I stand there dressed only in my regulation school knickers. I am shivering and ashamed as, although I am eleven years old, I still have no breasts. The lady doctor, who does have breasts and lots more wobbly bits besides, looms over me, peering in my throat, my eyes, my ears and writing things on her notepad. I am weighed and measured. She writes some more. She doesn't like me - I feel it in my ever-sensitive bladder. Does she know I still wet the bed? I am terrified she will find out. Finally she tells me I can put my clothes back on. She is writing again now on a fresh piece of paper. I want to know what she is writing. Am I deformed? Have I some terrible disease? Is there something wrong with my bladder? Will I need an operation? The fear builds. I don't like this woman - she has power. She tears off the sheet of paper, seals it quickly and hands it to me. Give that to your mother, she says without looking up. I sense I am dismissed.

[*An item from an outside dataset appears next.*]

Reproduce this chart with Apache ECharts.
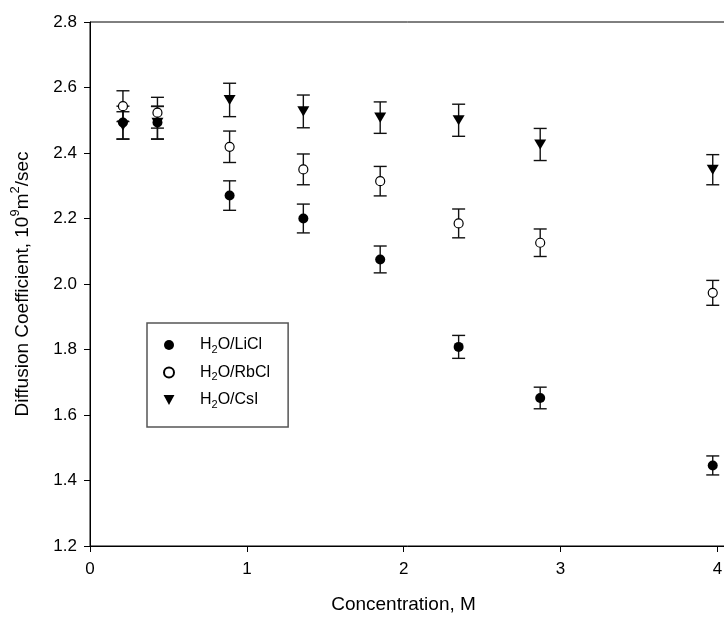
<!DOCTYPE html>
<html>
<head>
<meta charset="utf-8">
<title>Diffusion Coefficient vs Concentration</title>
<script src="https://cdn.jsdelivr.net/npm/echarts@6/dist/echarts.min.js"></script>
<style>
  html, body { margin: 0; padding: 0; background: #fff; }
  #chart { width: 724px; height: 619px; }
</style>
</head>
<body>
<div id="chart"></div>
<script>
// Concentration (M) of each measurement
const concentration = [0.21, 0.43, 0.89, 1.36, 1.85, 2.35, 2.87, 3.97];

// Diffusion coefficients (10^9 m^2/sec) and their error-bar half widths
const liclValues = [2.493, 2.493, 2.270, 2.200, 2.075, 1.808, 1.652, 1.446];
const liclErrors = [0.050, 0.050, 0.045, 0.044, 0.041, 0.035, 0.033, 0.029];

const rbclValues = [2.543, 2.523, 2.419, 2.350, 2.314, 2.185, 2.126, 1.973];
const rbclErrors = [0.047, 0.047, 0.048, 0.047, 0.045, 0.044, 0.042, 0.038];

const csiValues  = [2.484, 2.492, 2.562, 2.527, 2.508, 2.500, 2.426, 2.349];
const csiErrors  = [0.042, 0.050, 0.051, 0.050, 0.048, 0.049, 0.049, 0.046];

const yTicks = [1.2, 1.4, 1.6, 1.8, 2.0, 2.2, 2.4, 2.6, 2.8];
const xTicks = [0, 1, 2, 3, 4];

const seriesNames = ['H2O/LiCl', 'H2O/RbCl', 'H2O/CsI'];

const TRIANGLE_DOWN = 'path://M0,0L12,0L6,11Z';

function points(values) {
  return concentration.map((x, i) => [x, values[i]]);
}
function bars(values, errors) {
  return concentration.map((x, i) => [x, values[i] - errors[i], values[i] + errors[i]]);
}

function renderErrorBar(params, api) {
  const x = api.value(0);
  const lo = api.coord([x, api.value(1)]);
  const hi = api.coord([x, api.value(2)]);
  const half = 6.5;
  const style = { stroke: '#111', lineWidth: 1.4, fill: null };
  return {
    type: 'group',
    children: [
      { type: 'line', shape: { x1: lo[0], y1: lo[1], x2: hi[0], y2: hi[1] }, style },
      { type: 'line', shape: { x1: lo[0] - half, y1: lo[1], x2: lo[0] + half, y2: lo[1] }, style },
      { type: 'line', shape: { x1: hi[0] - half, y1: hi[1], x2: hi[0] + half, y2: hi[1] }, style }
    ]
  };
}

function errorSeries(values, errors) {
  return {
    type: 'custom',
    renderItem: renderErrorBar,
    data: bars(values, errors),
    encode: { x: 0, y: [1, 2] },
    silent: true,
    z: 1
  };
}

const FONT = 'Liberation Sans, Arial, Helvetica, sans-serif';

const chart = echarts.init(document.getElementById('chart'), null, { renderer: 'canvas' });

chart.setOption({
  animation: false,
  backgroundColor: '#ffffff',
  textStyle: { fontFamily: FONT, color: '#000' },
  grid: {
    left: 90, top: 22, width: 640, height: 524,
    outerBoundsMode: 'none',
    containLabel: false,
    show: true, borderColor: '#000', borderWidth: 1, backgroundColor: 'transparent'
  },
  xAxis: {
    type: 'value',
    min: xTicks[0],
    max: 4.08,
    interval: 1,
    axisLine: { show: true, onZero: false, lineStyle: { color: '#000', width: 1 } },
    axisTick: { show: true, inside: false, length: 6, lineStyle: { color: '#000' } },
    splitLine: { show: false },
    axisLabel: {
      margin: 15,
      fontSize: 17,
      fontFamily: FONT,
      color: '#000',
      formatter: v => (xTicks.indexOf(v) >= 0 ? String(v) : '')
    },
    name: 'Concentration, M',
    nameLocation: 'middle',
    nameGap: 49,
    nameTextStyle: { fontSize: 19, fontFamily: FONT, color: '#000', padding: [0, 13, 0, 0] }
  },
  yAxis: {
    type: 'value',
    min: yTicks[0],
    max: yTicks[yTicks.length - 1],
    interval: 0.2,
    axisLine: { show: true, lineStyle: { color: '#000', width: 1 } },
    axisTick: { show: true, inside: false, length: 6, lineStyle: { color: '#000' } },
    splitLine: { show: false },
    axisLabel: {
      margin: 13,
      fontSize: 17,
      fontFamily: FONT,
      color: '#000',
      formatter: v => v.toFixed(1)
    },
    name: '{t|Diffusion Coefficient, 10}{s|9}{t|m}{s|2}{t|/sec}',
    nameLocation: 'middle',
    nameGap: 58,
    nameRotate: 90,
    nameTextStyle: {
      fontFamily: FONT,
      color: '#000',
      rich: {
        t: { fontSize: 19, fontFamily: FONT, color: '#000', lineHeight: 23, verticalAlign: 'bottom' },
        s: { fontSize: 13, fontFamily: FONT, color: '#000', lineHeight: 23, verticalAlign: 'top' }
      }
    }
  },
  legend: {
    show: true,
    orient: 'vertical',
    left: 147,
    top: 323,
    padding: [14, 18, 17, 16],
    itemGap: 9.5,
    itemWidth: 14,
    itemHeight: 10,
    borderColor: '#555',
    borderWidth: 1.5,
    backgroundColor: '#fff',
    data: seriesNames,
    formatter: name => {
      const parts = name.split('2');
      return '{sp|}{t|' + parts[0] + '}{b|2}{t|' + parts.slice(1).join('2') + '}';
    },
    textStyle: {
      fontFamily: FONT,
      color: '#000',
      width: 92,
      rich: {
        sp: { width: 19, lineHeight: 20 },
        t: { fontSize: 16, fontFamily: FONT, color: '#000', lineHeight: 20 },
        b: { fontSize: 11, fontFamily: FONT, color: '#000', lineHeight: 20, verticalAlign: 'bottom' }
      }
    }
  },
  series: [
    errorSeries(liclValues, liclErrors),
    errorSeries(rbclValues, rbclErrors),
    errorSeries(csiValues, csiErrors),
    {
      name: seriesNames[0],
      type: 'scatter',
      data: points(liclValues),
      symbol: 'circle',
      symbolSize: 10,
      itemStyle: { color: '#000', borderColor: '#000', borderWidth: 0, opacity: 1 },
      z: 3
    },
    {
      name: seriesNames[1],
      type: 'scatter',
      data: points(rbclValues),
      symbol: 'circle',
      symbolSize: 9,
      itemStyle: { color: '#fff', borderColor: '#000', borderWidth: 1.2, opacity: 1 },
      z: 2
    },
    {
      name: seriesNames[2],
      type: 'scatter',
      data: points(csiValues),
      symbol: TRIANGLE_DOWN,
      symbolSize: [12, 11],
      symbolKeepAspect: true,
      itemStyle: { color: '#000', borderWidth: 0, opacity: 1 },
      z: 3
    }
  ]
});
</script>
</body>
</html>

On my way home I open the envelope. It isn't difficult as the sticky bit hasn't stuck very well. I read the letter. There's no mention of my bladder or lack of breasts. She has written: Your child is underweight and under-nourished, please ensure she drinks plenty of milk. I re-seal the letter and stuff it in my blazer pocket. Already I'm feeling the familiar ache in my bladder. Please God, I think, let me make it home before I wet myself.
The next day my mother tells me she has had a telephone call from the school doctor. She goes to the kitchen to boil my milk, pours it into a glass and hands it to me. The skin is already forming on top. In my mind my mother and the lady doctor merge into one. I hate milk, I hate my mother and I hate doctors. Looking at the milk I start to retch.